This has to be one of the most myopic letters I've read in the Rapid City Journal in a long time.
Better ways to use resources than Initiated Measure 11
I received my absentee ballot in the mail yesterday, and Measure 11 goes farther than I thought. In addition to forcing women to carry unviable fetuses to term (those with fatal defects or even those with a defect that results in the absence of a brain), it reads: When an abortion is performed as a result of rape or incest, the woman must consent to biological sampling from herself and the embryo or fetus for DNA testing by law enforcement. Thus, in addition to the physical and psychological trauma of rape or incest, paternity testing would be performed on the products of conception by law enforcement. What is this expensive testing going to tell us? Women may be having sex with their partners or husbands at the time of rape. Women may be raped by their partners/husbands. Is our state so financially set that we can spend our taxpayer’s dollars on paternity testing of aborted fetuses? This doesn’t even take into consideration the millions of dollars that we, as South Dakotans will pay as this law goes to the Supreme Court. Let’s put that money into our schools, our roads, low cost birth control and sex education.
JESSICA PETTIGREW
Rapid City
"Thus, in addition to the physical and psychological trauma of rape or incest, paternity testing would be performed on the products of conception by law enforcement." Evidence gathering is standard procedure in the crime of rape. It's how perpetrators are prosecuted, justice is obtained for the victim, and the public is protected from future rapes.

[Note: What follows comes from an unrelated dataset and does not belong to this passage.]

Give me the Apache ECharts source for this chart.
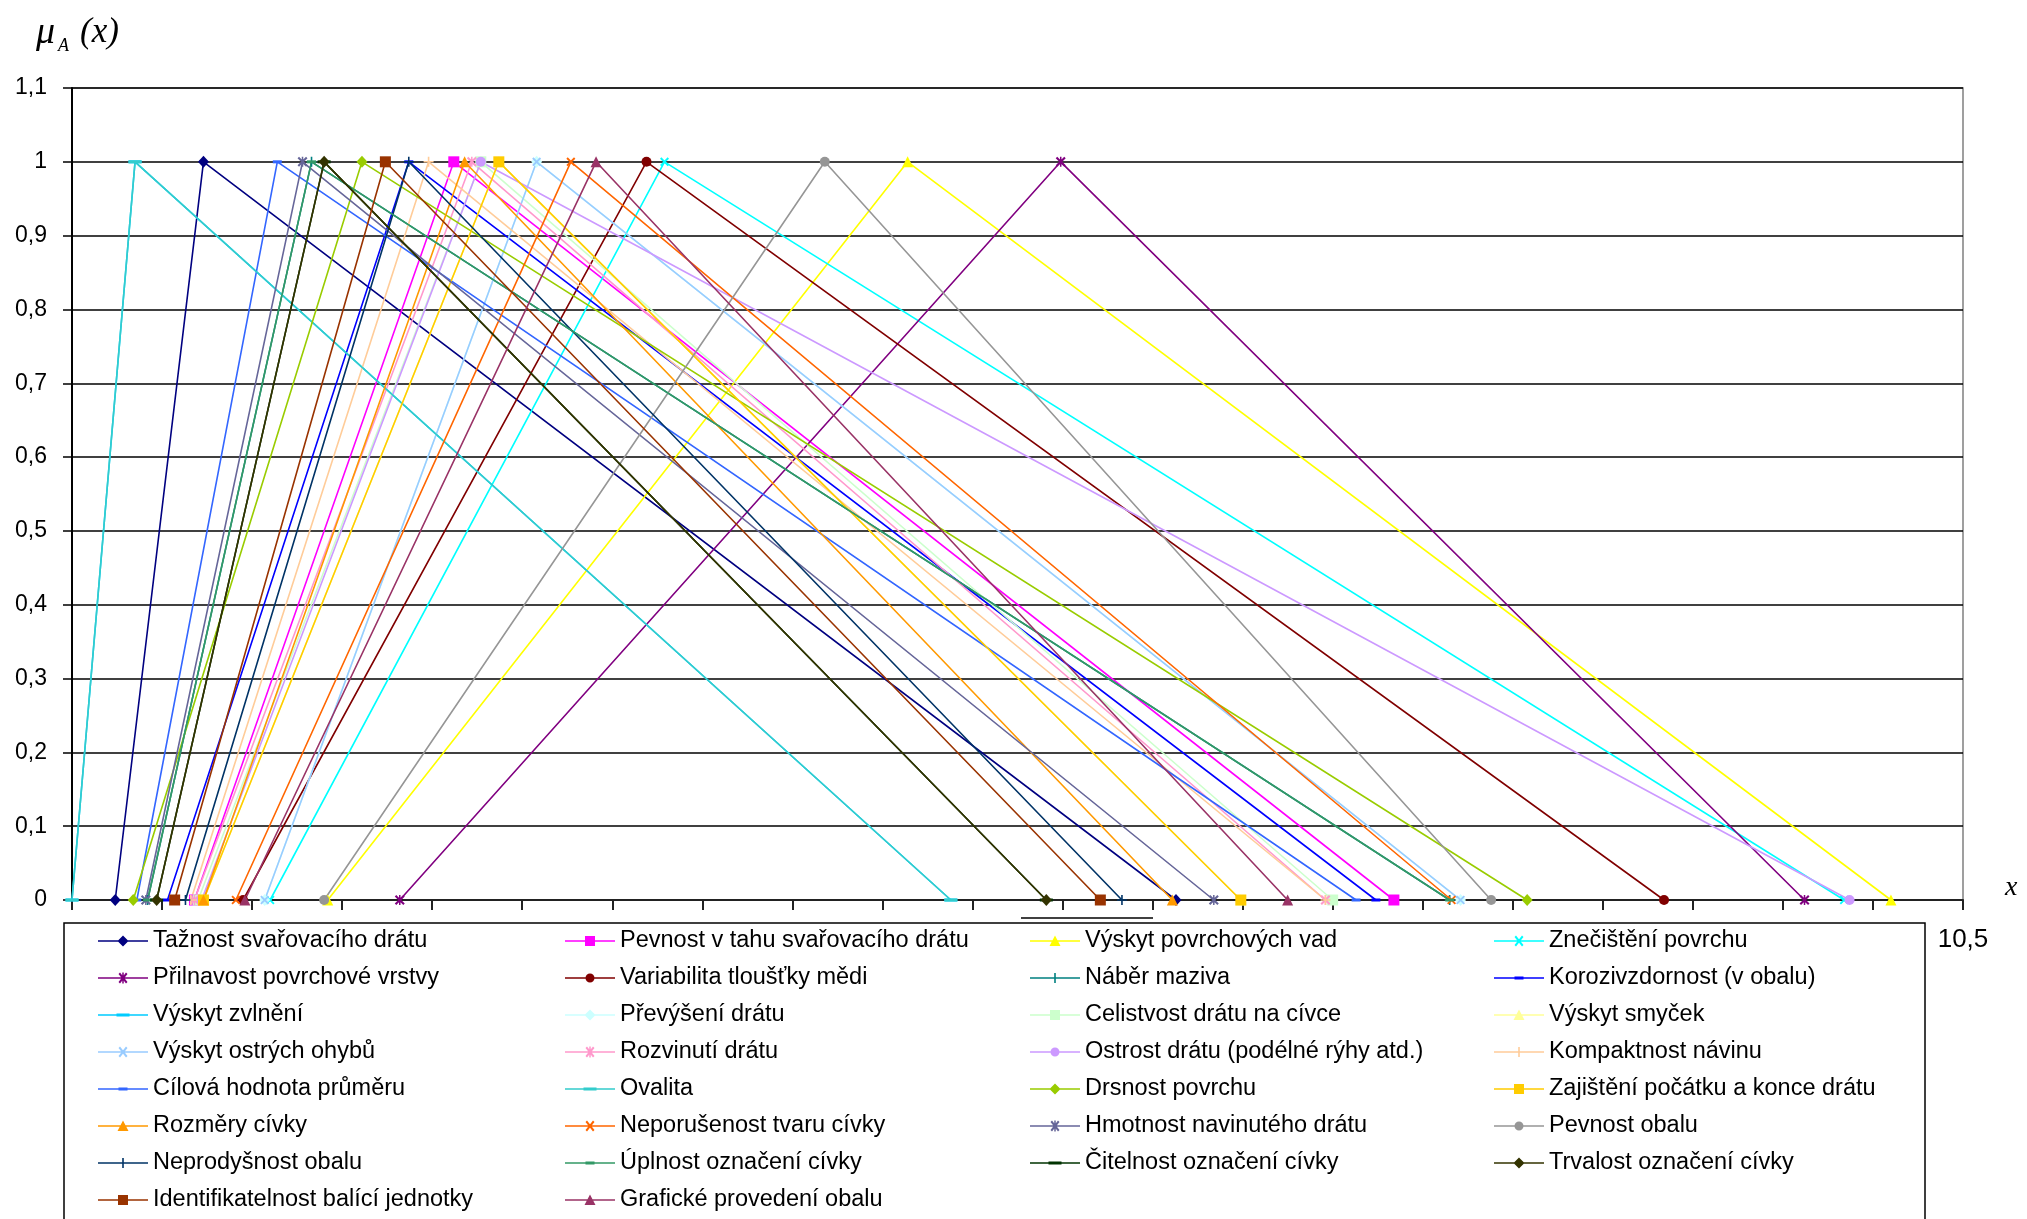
<!DOCTYPE html>
<html>
<head>
<meta charset="utf-8">
<script src="https://cdn.jsdelivr.net/npm/echarts@6/dist/echarts.min.js"></script>
<style>
  html, body { margin: 0; padding: 0; background: #fff; }
  #chart { width: 2027px; height: 1219px; }
</style>
</head>
<body>
<div id="chart"></div>
<script>
// Triangular fuzzy numbers: membership rises from leftFoot to 1 at peakAt, falls back to 0 at rightFoot
const seriesNames = [
  'Tažnost svařovacího drátu', 'Pevnost v tahu svařovacího drátu', 'Výskyt povrchových vad', 'Znečištění povrchu',
  'Přilnavost povrchové vrstvy', 'Variabilita tloušťky mědi', 'Náběr maziva', 'Korozivzdornost (v obalu)',
  'Výskyt zvlnění', 'Převýšení drátu', 'Celistvost drátu na cívce', 'Výskyt smyček',
  'Výskyt ostrých ohybů', 'Rozvinutí drátu', 'Ostrost drátu (podélné rýhy atd.)', 'Kompaktnost návinu',
  'Cílová hodnota průměru', 'Ovalita', 'Drsnost povrchu', 'Zajištění počátku a konce drátu',
  'Rozměry cívky', 'Neporušenost tvaru cívky', 'Hmotnost navinutého drátu', 'Pevnost obalu',
  'Neprodyšnost obalu', 'Úplnost označení cívky', 'Čitelnost označení cívky', 'Trvalost označení cívky',
  'Identifikatelnost balící jednotky', 'Grafické provedení obalu'
];

const leftFoot = [
  0.24, 0.68, 1.42, 1.10,
  1.82, 0.95, 0.42, 0.53,
  0.00, 1.07, 0.70, 0.73,
  1.07, 0.68, 0.72, 0.66,
  0.36, 0.00, 0.34, 0.73,
  0.73, 0.91, 0.41, 1.40,
  0.63, 0.42, 0.47, 0.47,
  0.57, 0.96
];

const peakAt = [
  0.73, 2.12, 4.64, 3.29,
  5.49, 3.19, 1.33, 1.87,
  0.35, 2.58, 2.27, 2.37,
  2.58, 2.22, 2.27, 1.98,
  1.14, 0.35, 1.61, 2.37,
  2.18, 2.77, 1.28, 4.18,
  1.87, 1.33, 1.40, 1.40,
  1.74, 2.91
];

const rightFoot = [
  6.13, 7.34, 10.10, 9.84,
  9.62, 8.84, 7.65, 7.24,
  4.88, 7.71, 7.00, 6.49,
  7.71, 6.96, 9.87, 6.96,
  7.13, 4.88, 8.08, 6.49,
  6.11, 7.66, 6.34, 7.88,
  5.83, 7.65, 5.41, 5.41,
  5.71, 6.75
];

// membership degree at left foot, peak, right foot
const membership = [0, 1, 0];

const seriesColors = [
  '#000080', '#FF00FF', '#FFFF00', '#00FFFF',
  '#800080', '#800000', '#008080', '#0000FF',
  '#00CCFF', '#CCFFFF', '#CCFFCC', '#FFFF99',
  '#99CCFF', '#FF99CC', '#CC99FF', '#FFCC99',
  '#3366FF', '#33CCCC', '#99CC00', '#FFCC00',
  '#FF9900', '#FF6600', '#666699', '#969696',
  '#003366', '#339966', '#003300', '#333300',
  '#993300', '#993366'
];

const markerKinds = [
  'diamond', 'square', 'triangle', 'x',
  'star', 'circle', 'plus', 'dash',
  'longdash', 'diamond', 'square', 'triangle',
  'x', 'star', 'circle', 'plus',
  'dash', 'longdash', 'diamond', 'square',
  'triangle', 'x', 'star', 'circle',
  'plus', 'dash', 'longdash', 'diamond',
  'square', 'triangle'
];

// marker shapes on the plot
const X_PATH = 'M0,1.5L1.5,0L10,8.5L8.5,10Z M8.5,0L10,1.5L1.5,10L0,8.5Z';
const MARKERS = {
  diamond:  { symbol: 'diamond', size: [11, 12] },
  square:   { symbol: 'rect', size: 11 },
  triangle: { symbol: 'triangle', size: 11 },
  circle:   { symbol: 'circle', size: 10 },
  x:        { symbol: 'path://' + X_PATH, size: 9 },
  star:     { symbol: 'path://' + X_PATH + ' M4.25,0h1.5v10h-1.5Z', size: 10 },
  plus:     { symbol: 'path://M4.2,0h1.6v10h-1.6Z M0,4.2h10v1.6h-10Z', size: 10 },
  dash:     { symbol: 'rect', size: [9, 3] },
  longdash: { symbol: 'rect', size: [13, 3] }
};

// legend keys: a short line with the marker in the middle (50 x 12 box)
const KEY_BASE = 'path://M0,0M50,12M0,5.3h50v1.4h-50Z ';
const KEY_MARKS = {
  diamond:  'M25,0.5L30.5,6L25,11.5L19.5,6Z',
  square:   'M20,1h10v10h-10Z',
  triangle: 'M25,0.5L30.5,11L19.5,11Z',
  circle:   'M20.5,6A4.5,4.5 0 1 1 29.5,6A4.5,4.5 0 1 1 20.5,6Z',
  x:        'M20.5,2L22,0.5L29.5,10L28,11.5Z M28,0.5L29.5,2L22,11.5L20.5,10Z',
  star:     'M20.5,2L22,0.5L29.5,10L28,11.5Z M28,0.5L29.5,2L22,11.5L20.5,10Z M24.25,0.5h1.5v11h-1.5Z',
  plus:     'M24.2,1h1.6v10h-1.6Z M20,5.2h10v1.6h-10Z',
  dash:     'M20.5,4.5h9v3h-9Z',
  longdash: 'M18.5,4.5h13v3h-13Z'
};

const series = seriesNames.map((name, i) => ({
  name: name,
  type: 'line',
  data: [
    [leftFoot[i], membership[0]],
    [peakAt[i], membership[1]],
    [rightFoot[i], membership[2]]
  ],
  symbol: MARKERS[markerKinds[i]].symbol,
  symbolSize: MARKERS[markerKinds[i]].size,
  showSymbol: true,
  lineStyle: { color: seriesColors[i], width: 1.6 },
  itemStyle: { color: seriesColors[i], borderWidth: 0 },
  emphasis: { disabled: true },
  silent: true
}));

// four legend columns, filled row by row
const columnLeft = [98, 565, 1030, 1494];
const legends = columnLeft.map((left, c) => ({
  orient: 'vertical',
  left: left,
  top: 929,
  padding: 0,
  itemGap: 13,
  itemWidth: 50,
  itemHeight: 12,
  selectedMode: false,
  z: 5,
  itemStyle: { borderWidth: 0 },
  textStyle: { fontFamily: 'Liberation Sans', fontSize: 23.5, lineHeight: 24, color: '#000' },
  data: seriesNames
    .map((name, i) => ({ name: name, icon: KEY_BASE + KEY_MARKS[markerKinds[i]], i: i }))
    .filter(d => d.i % 4 === c)
    .map(d => ({ name: d.name, icon: d.icon }))
}));

const chart = echarts.init(document.getElementById('chart'), null, { renderer: 'canvas' });
chart.setOption({
  animation: false,
  backgroundColor: '#fff',
  tooltip: { show: false },
  grid: {
    left: 72, right: 64, top: 88, bottom: 319,
    show: true, borderColor: '#808080', borderWidth: 1.5, backgroundColor: '#fff',
    outerBoundsMode: 'none'
  },
  xAxis: {
    type: 'value', min: 0, max: 10.5, interval: 0.5,
    axisLine: { show: true, onZero: false, lineStyle: { color: '#222', width: 2 } },
    axisTick: { show: true, length: 10, lineStyle: { color: '#222', width: 2 } },
    axisLabel: {
      show: true, showMaxLabel: true, margin: 27,
      fontFamily: 'Liberation Sans', fontSize: 26, color: '#000',
      formatter: v => (Math.abs(v - 10.5) < 1e-9 ? '10,5' : '')
    },
    splitLine: { show: false }
  },
  yAxis: {
    type: 'value', min: 0, max: 1.1, interval: 0.1,
    axisLine: { show: true, lineStyle: { color: '#000', width: 2 } },
    axisTick: { show: true, length: 9, lineStyle: { color: '#000', width: 1.5 } },
    axisLabel: {
      margin: 25, fontFamily: 'Liberation Sans', fontSize: 23, color: '#000',
      formatter: v => String(Math.round(v * 10) / 10).replace('.', ',')
    },
    splitLine: { show: true, lineStyle: { color: '#000', width: 1.5 } }
  },
  legend: legends,
  graphic: [
    {
      type: 'rect', z: 1,
      shape: { x: 64, y: 923, width: 1861, height: 330 },
      style: { fill: '#fff', stroke: '#000', lineWidth: 1.5 }
    },
    {
      type: 'line', z: 1,
      shape: { x1: 1021, y1: 918, x2: 1153, y2: 918 },
      style: { stroke: '#000', lineWidth: 1.5 }
    },
    {
      type: 'text', z: 6, x: 36, y: 33,
      style: { text: 'μ', fontFamily: 'Liberation Serif', fontStyle: 'italic', fontSize: 38, fill: '#000', align: 'left', verticalAlign: 'middle' }
    },
    {
      type: 'text', z: 6, x: 58, y: 46,
      style: { text: 'A', fontFamily: 'Liberation Serif', fontStyle: 'italic', fontSize: 18, fill: '#000', align: 'left', verticalAlign: 'middle' }
    },
    {
      type: 'text', z: 6, x: 80, y: 33,
      style: { text: '(x)', fontFamily: 'Liberation Serif', fontStyle: 'italic', fontSize: 35, fill: '#000', align: 'left', verticalAlign: 'middle' }
    },
    {
      type: 'text', z: 6, x: 2005, y: 888,
      style: { text: 'x', fontFamily: 'Liberation Serif', fontStyle: 'italic', fontSize: 28, fill: '#000', align: 'left', verticalAlign: 'middle' }
    }
  ],
  series: series
});
</script>
</body>
</html>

"What is this expensive testing going to tell us?" Oh, silly little things like who is the perpetrator of this crime of rape. And it will tie the perpetrator to the victim with physical evidence. Just goofy stuff like that.
"Women may be having sex with their partners or husbands at the time of rape." So? That "expensive testing" using DNA evidence will reveal who is the father of the child--and theoretically the perpetrator. DNA evidence can tell the difference whether the woman was impregnated by her husband or the rapist (not that this changes the humanity of the child). After all, the issue with the rape exception is theoretically that the woman was raped and the child to be aborted is a subsequent outcome of that rape.
"Women may be raped by their partners/husbands." Yes, and if they did, they can be prosecuted for it...and again, this "expensive testing" will provide the evidence necessary to proceed with prosecution.
"Is our state so financially set that we can spend our taxpayer’s dollars on paternity testing of aborted fetuses?" I don't know; is our state "so financially set" that we can spend our taxpayer's dollars to gather and test evidence in other crimes?
"This doesn’t even take into consideration the millions of dollars that we, as South Dakotans will pay as this law goes to the Supreme Court." If it does go to the Supreme Court, you can thank the pro-abortionists for suing to stop a reasonable law from being enforced. It will be them you can thank for the expense, not the folks trying to end abortion on demand and save lives.
I think rather than "Better ways to use resources than Initiated Measure 11" for the title of this letter, it should have been, "Sweep the crime of rape under the rug."
Do we really have to explain basic things like this to pro-abortion liberals? Or are they simply so blinded by their zeal to keep abortion legal for retroactive birth control that they overlook the obvious?